[WHAT TO WORK ON]: Nothing outside the stretch should be returned: give exactly the lines from the line containing "Recreate this image" through the line containing "color=color, fontsize=size, linespacing=ls, zorder=6)", including both.
START INPUT FOR THIS TASK
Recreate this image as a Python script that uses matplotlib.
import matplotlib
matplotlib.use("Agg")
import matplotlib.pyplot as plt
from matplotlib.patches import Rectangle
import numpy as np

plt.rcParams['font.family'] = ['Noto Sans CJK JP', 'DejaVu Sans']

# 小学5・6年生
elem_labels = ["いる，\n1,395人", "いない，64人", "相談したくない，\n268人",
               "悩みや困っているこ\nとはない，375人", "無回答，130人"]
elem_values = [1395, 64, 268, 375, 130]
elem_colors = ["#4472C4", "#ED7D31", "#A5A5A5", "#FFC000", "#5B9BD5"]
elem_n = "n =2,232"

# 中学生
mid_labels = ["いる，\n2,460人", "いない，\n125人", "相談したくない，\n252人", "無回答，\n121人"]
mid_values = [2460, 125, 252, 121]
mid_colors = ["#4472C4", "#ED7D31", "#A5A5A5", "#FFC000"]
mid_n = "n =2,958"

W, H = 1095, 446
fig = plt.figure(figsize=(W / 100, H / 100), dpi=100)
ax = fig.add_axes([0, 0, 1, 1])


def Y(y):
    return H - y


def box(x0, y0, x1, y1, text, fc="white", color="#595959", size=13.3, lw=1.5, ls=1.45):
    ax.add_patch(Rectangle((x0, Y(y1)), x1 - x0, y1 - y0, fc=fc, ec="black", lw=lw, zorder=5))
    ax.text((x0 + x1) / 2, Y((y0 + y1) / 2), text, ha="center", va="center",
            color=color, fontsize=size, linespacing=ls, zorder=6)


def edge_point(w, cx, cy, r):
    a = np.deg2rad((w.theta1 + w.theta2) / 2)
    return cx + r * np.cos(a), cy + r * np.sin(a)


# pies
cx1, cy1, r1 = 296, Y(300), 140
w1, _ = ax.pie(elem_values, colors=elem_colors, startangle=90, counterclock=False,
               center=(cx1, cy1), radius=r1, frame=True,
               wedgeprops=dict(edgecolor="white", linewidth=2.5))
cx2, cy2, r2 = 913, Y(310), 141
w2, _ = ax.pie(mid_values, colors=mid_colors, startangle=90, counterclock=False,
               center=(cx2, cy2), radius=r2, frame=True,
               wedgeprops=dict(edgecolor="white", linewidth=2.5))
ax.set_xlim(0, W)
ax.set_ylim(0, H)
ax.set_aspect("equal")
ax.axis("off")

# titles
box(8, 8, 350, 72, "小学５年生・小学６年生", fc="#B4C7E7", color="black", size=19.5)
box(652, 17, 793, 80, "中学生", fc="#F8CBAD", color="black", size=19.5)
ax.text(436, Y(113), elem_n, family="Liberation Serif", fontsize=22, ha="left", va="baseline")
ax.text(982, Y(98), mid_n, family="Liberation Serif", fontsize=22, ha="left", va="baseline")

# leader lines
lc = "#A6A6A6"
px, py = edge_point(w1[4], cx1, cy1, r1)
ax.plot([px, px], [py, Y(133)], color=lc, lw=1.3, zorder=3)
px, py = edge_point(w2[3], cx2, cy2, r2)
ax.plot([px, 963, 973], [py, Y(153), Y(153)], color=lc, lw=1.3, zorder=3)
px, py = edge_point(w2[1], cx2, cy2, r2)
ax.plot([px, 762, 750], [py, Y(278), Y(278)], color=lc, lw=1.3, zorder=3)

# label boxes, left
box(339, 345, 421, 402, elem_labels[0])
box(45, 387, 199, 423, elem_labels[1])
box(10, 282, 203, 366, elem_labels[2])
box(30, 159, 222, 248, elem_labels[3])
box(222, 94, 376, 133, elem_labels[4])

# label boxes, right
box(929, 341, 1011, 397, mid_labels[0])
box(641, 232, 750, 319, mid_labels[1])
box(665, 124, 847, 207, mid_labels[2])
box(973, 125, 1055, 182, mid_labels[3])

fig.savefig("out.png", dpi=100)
END INPUT FOR THIS TASK
START INPUT FOR THIS TASK
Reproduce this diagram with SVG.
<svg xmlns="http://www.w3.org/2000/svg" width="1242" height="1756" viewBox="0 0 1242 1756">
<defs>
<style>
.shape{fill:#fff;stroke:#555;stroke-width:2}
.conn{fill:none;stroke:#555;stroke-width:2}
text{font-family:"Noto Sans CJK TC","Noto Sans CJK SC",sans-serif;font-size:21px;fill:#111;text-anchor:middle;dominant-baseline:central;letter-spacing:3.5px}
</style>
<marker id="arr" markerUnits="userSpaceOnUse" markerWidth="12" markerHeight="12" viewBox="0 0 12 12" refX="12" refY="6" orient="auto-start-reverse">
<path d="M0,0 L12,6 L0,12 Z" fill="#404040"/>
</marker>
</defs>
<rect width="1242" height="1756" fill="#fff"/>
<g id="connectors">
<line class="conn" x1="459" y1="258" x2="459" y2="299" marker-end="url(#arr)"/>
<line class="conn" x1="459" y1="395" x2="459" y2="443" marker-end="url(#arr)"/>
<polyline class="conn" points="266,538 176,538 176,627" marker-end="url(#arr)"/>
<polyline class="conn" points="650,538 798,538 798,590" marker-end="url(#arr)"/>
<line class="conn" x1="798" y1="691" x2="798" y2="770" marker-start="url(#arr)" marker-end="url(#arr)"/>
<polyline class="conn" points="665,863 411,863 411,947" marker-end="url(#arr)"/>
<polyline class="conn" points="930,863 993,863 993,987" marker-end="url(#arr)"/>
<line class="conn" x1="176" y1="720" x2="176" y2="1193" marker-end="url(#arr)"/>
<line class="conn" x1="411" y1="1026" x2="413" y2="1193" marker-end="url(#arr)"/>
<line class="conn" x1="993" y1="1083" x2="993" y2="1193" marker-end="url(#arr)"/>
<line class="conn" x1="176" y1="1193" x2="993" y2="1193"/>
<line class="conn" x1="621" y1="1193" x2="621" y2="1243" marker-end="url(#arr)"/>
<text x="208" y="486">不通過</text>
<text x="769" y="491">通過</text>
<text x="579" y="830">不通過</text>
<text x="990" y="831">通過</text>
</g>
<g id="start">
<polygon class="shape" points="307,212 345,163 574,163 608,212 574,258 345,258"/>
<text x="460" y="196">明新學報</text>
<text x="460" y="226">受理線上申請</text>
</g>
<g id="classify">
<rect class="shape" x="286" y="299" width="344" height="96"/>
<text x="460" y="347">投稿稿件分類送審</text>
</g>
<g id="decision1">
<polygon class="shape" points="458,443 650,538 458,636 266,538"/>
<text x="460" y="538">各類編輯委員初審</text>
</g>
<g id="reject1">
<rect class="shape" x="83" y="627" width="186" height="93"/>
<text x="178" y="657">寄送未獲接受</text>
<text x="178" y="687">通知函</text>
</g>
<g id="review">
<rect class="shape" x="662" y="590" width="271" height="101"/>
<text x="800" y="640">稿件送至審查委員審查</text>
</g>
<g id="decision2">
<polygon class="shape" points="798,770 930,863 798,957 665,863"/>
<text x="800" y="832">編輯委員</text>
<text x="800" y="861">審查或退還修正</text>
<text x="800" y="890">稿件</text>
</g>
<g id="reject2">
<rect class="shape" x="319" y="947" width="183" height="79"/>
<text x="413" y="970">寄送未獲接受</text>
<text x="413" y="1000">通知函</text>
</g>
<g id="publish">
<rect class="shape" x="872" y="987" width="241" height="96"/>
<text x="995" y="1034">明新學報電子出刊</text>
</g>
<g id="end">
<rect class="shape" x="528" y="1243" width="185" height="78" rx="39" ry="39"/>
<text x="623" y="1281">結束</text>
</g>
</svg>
END INPUT FOR THIS TASK
START INPUT FOR THIS TASK
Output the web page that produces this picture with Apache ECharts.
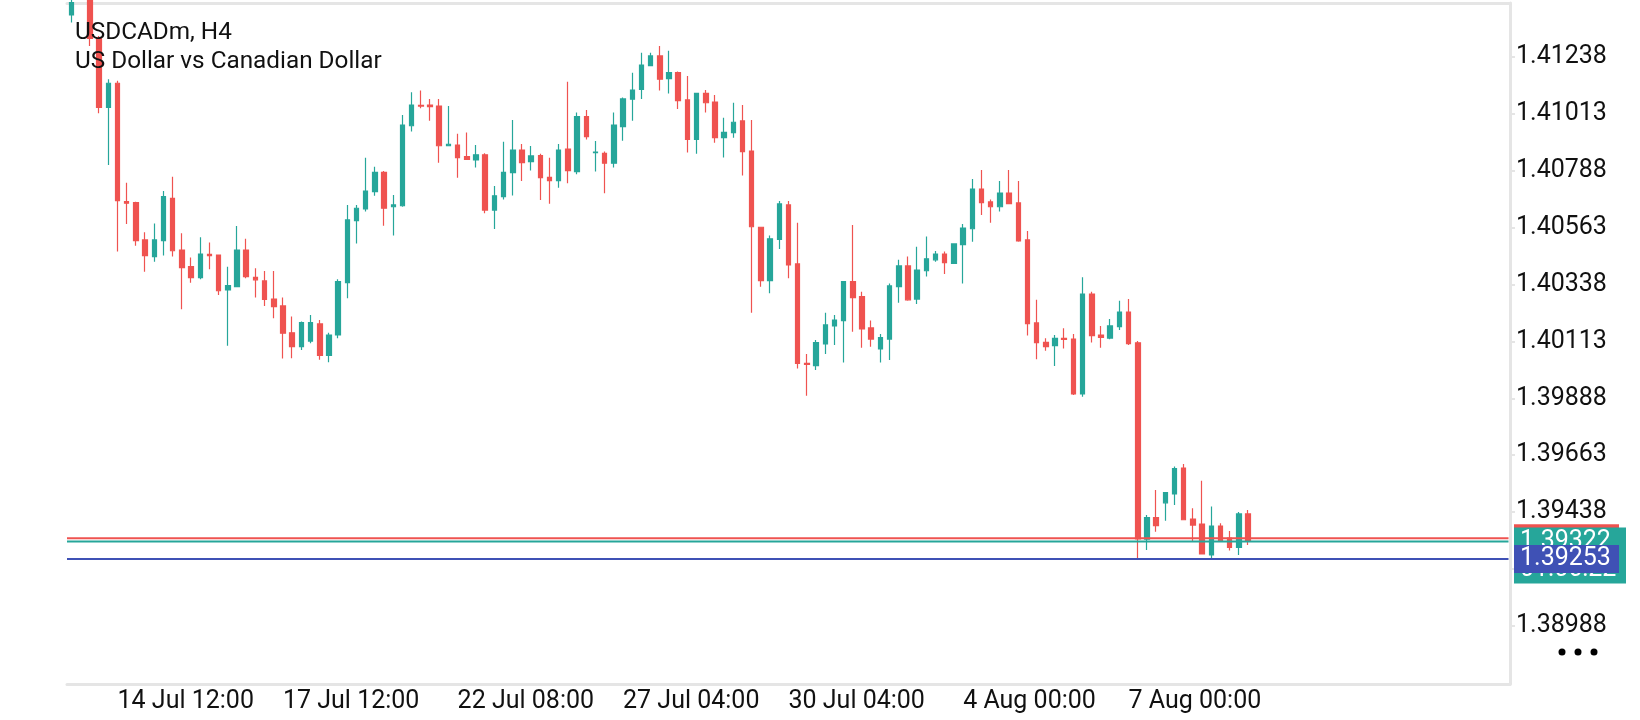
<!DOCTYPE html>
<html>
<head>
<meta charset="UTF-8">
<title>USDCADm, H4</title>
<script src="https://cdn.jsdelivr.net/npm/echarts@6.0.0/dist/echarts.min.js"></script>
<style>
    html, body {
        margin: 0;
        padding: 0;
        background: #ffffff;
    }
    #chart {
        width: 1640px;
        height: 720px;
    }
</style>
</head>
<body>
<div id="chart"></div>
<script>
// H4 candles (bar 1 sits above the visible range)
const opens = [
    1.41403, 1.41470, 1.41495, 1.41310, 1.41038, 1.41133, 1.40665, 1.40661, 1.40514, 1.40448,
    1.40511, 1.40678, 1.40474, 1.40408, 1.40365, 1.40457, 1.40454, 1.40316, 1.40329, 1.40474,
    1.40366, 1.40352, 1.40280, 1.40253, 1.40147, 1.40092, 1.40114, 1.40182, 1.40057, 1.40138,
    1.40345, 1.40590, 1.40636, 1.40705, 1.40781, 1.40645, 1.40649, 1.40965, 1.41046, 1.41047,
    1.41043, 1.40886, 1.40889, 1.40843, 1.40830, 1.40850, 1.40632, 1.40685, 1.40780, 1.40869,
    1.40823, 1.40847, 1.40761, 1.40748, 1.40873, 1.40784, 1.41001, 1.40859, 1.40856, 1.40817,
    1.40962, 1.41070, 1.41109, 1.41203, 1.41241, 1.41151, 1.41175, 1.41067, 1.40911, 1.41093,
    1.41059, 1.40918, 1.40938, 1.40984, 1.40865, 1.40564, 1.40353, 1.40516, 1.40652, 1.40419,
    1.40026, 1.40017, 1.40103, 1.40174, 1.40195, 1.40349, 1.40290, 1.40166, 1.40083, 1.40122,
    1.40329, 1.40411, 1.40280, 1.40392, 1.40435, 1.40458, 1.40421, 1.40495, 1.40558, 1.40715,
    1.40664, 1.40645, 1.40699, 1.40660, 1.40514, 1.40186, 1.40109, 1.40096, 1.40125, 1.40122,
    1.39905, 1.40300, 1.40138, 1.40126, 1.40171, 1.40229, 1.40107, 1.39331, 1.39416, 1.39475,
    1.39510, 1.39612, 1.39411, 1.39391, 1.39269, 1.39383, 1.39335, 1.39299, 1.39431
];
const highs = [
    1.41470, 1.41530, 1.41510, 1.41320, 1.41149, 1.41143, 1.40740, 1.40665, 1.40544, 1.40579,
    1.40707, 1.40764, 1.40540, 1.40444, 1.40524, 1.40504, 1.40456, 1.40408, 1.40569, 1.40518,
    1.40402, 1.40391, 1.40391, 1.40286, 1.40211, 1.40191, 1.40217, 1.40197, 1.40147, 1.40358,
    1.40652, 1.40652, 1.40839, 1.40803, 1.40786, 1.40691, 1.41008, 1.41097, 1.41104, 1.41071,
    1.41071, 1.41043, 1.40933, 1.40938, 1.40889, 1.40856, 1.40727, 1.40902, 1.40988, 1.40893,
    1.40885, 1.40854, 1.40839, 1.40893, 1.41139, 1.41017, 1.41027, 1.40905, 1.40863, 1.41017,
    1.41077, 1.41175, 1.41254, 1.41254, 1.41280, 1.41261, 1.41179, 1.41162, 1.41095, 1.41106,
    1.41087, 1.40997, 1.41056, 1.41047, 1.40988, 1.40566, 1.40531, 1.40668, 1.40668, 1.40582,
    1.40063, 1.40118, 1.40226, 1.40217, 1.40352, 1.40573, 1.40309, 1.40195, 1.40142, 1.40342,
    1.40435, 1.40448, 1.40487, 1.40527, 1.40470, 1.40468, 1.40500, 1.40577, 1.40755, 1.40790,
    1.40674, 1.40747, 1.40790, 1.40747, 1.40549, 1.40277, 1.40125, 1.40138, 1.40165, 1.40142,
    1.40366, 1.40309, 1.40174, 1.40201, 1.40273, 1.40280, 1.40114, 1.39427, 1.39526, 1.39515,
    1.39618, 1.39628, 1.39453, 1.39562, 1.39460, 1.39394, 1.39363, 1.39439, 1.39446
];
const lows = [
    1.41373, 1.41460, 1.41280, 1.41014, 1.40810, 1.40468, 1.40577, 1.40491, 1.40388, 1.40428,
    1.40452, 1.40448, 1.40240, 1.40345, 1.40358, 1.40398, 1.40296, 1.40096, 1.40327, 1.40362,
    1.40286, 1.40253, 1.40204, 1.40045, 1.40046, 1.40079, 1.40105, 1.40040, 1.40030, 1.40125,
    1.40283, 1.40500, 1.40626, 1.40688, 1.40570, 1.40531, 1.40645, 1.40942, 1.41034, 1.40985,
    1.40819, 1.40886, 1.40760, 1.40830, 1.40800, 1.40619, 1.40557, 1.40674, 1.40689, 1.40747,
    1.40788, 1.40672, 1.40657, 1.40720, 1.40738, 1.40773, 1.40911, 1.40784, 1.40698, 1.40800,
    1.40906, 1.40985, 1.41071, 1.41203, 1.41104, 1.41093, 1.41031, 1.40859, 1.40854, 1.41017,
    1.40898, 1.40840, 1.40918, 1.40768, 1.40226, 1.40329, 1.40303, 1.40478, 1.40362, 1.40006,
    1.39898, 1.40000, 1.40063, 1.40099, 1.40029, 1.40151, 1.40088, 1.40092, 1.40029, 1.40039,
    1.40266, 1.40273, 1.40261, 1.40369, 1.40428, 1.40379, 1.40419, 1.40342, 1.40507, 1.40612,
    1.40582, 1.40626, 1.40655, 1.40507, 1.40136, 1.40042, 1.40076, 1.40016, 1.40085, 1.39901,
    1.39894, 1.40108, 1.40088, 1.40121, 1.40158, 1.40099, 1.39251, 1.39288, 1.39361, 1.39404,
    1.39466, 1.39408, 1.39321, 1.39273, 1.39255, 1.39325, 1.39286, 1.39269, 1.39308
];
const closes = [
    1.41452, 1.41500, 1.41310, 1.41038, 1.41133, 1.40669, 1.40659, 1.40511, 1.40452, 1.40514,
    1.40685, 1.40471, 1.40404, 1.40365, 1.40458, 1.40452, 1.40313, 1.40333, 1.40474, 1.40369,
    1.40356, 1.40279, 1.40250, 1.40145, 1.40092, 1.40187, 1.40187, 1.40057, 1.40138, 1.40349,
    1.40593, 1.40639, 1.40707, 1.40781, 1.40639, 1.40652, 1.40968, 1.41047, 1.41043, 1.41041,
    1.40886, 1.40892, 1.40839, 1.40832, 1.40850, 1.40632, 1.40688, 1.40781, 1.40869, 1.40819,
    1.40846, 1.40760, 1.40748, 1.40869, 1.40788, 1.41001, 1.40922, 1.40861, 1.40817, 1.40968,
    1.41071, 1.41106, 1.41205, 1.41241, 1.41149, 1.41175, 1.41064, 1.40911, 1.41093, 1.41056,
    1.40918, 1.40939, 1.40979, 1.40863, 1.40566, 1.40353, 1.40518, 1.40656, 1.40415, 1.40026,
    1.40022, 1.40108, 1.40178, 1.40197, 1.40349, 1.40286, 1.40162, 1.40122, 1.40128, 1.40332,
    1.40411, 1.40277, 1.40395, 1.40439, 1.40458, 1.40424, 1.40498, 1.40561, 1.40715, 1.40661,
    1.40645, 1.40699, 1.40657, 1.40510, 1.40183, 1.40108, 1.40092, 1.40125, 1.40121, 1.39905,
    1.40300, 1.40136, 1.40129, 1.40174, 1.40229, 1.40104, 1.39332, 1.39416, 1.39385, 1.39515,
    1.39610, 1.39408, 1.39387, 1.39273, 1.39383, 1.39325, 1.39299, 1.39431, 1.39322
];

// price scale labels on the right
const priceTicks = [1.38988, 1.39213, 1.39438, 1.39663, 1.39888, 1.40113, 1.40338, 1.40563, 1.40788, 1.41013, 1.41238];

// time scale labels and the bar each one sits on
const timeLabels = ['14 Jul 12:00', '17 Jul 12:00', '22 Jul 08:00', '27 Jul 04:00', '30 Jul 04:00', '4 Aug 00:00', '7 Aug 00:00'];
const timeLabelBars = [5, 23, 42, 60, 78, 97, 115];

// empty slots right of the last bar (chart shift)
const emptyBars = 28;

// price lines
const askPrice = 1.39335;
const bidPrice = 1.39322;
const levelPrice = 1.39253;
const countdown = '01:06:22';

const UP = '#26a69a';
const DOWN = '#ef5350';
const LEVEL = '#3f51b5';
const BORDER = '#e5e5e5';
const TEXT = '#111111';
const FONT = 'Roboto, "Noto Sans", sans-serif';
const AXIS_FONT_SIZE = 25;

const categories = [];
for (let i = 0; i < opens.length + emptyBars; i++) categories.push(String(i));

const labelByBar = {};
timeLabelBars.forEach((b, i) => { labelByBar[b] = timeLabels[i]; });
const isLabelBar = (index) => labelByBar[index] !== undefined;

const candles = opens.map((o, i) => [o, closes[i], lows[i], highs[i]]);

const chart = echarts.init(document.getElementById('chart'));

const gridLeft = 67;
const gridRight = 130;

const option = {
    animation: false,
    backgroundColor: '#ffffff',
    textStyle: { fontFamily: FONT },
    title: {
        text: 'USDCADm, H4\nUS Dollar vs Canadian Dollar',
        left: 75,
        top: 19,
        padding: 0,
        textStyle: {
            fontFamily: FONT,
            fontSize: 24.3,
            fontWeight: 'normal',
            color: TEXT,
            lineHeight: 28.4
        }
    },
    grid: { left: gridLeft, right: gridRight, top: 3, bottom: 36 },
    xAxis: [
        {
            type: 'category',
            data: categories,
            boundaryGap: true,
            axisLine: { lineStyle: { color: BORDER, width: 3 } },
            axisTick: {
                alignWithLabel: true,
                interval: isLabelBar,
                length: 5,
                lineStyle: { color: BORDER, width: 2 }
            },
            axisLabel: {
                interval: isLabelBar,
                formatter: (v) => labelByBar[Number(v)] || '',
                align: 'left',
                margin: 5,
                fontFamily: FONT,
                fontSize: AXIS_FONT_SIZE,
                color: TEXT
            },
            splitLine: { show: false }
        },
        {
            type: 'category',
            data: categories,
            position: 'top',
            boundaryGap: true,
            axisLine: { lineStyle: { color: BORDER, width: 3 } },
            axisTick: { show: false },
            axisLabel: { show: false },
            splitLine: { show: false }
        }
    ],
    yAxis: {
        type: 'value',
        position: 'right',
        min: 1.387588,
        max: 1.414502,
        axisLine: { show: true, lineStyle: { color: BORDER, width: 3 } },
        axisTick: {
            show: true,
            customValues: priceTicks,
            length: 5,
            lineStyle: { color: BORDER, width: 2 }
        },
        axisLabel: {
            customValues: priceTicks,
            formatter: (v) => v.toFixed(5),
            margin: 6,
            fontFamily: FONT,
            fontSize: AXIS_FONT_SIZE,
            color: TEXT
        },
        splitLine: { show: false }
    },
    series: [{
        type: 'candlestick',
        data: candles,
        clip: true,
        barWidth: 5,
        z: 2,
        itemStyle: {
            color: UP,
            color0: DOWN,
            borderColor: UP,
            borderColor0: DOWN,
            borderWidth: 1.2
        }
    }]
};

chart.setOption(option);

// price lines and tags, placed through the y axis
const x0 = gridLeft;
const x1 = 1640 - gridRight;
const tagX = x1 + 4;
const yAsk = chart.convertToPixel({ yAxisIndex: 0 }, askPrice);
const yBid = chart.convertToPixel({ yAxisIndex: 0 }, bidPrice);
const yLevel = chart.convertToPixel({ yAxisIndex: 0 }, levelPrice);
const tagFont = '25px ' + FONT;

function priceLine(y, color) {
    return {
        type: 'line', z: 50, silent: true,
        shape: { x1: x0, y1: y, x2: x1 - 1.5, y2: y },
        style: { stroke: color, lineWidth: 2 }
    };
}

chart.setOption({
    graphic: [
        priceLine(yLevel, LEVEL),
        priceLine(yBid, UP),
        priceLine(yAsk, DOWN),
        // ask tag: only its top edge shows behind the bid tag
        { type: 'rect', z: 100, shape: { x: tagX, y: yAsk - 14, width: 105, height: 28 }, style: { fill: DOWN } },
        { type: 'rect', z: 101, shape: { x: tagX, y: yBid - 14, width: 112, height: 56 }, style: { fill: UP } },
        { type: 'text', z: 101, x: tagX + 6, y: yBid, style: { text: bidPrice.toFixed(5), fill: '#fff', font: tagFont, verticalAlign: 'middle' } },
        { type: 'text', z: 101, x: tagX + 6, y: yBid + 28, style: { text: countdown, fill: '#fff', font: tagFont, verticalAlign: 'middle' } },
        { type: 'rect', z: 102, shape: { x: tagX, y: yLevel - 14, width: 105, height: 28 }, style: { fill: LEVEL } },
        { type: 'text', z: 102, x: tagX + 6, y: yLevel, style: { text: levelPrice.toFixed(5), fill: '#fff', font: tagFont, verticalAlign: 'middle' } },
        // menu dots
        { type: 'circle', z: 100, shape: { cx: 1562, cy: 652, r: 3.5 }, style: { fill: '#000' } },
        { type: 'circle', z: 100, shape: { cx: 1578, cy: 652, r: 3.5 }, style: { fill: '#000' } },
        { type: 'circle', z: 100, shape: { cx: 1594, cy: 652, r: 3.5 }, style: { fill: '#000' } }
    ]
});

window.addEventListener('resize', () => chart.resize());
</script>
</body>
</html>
END INPUT FOR THIS TASK
[EXPECTED ANSWER]:
Recreate this image as a Python script that uses matplotlib.
import matplotlib
matplotlib.use("Agg")
import matplotlib.pyplot as plt
from matplotlib.patches import Rectangle
import numpy as np

plt.rcParams['font.family'] = ['Noto Sans CJK JP', 'DejaVu Sans']

# 小学5・6年生
elem_labels = ["いる，\n1,395人", "いない，64人", "相談したくない，\n268人",
               "悩みや困っているこ\nとはない，375人", "無回答，130人"]
elem_values = [1395, 64, 268, 375, 130]
elem_colors = ["#4472C4", "#ED7D31", "#A5A5A5", "#FFC000", "#5B9BD5"]
elem_n = "n =2,232"

# 中学生
mid_labels = ["いる，\n2,460人", "いない，\n125人", "相談したくない，\n252人", "無回答，\n121人"]
mid_values = [2460, 125, 252, 121]
mid_colors = ["#4472C4", "#ED7D31", "#A5A5A5", "#FFC000"]
mid_n = "n =2,958"

W, H = 1095, 446
fig = plt.figure(figsize=(W / 100, H / 100), dpi=100)
ax = fig.add_axes([0, 0, 1, 1])


def Y(y):
    return H - y


def box(x0, y0, x1, y1, text, fc="white", color="#595959", size=13.3, lw=1.5, ls=1.45):
    ax.add_patch(Rectangle((x0, Y(y1)), x1 - x0, y1 - y0, fc=fc, ec="black", lw=lw, zorder=5))
    ax.text((x0 + x1) / 2, Y((y0 + y1) / 2), text, ha="center", va="center",
            color=color, fontsize=size, linespacing=ls, zorder=6)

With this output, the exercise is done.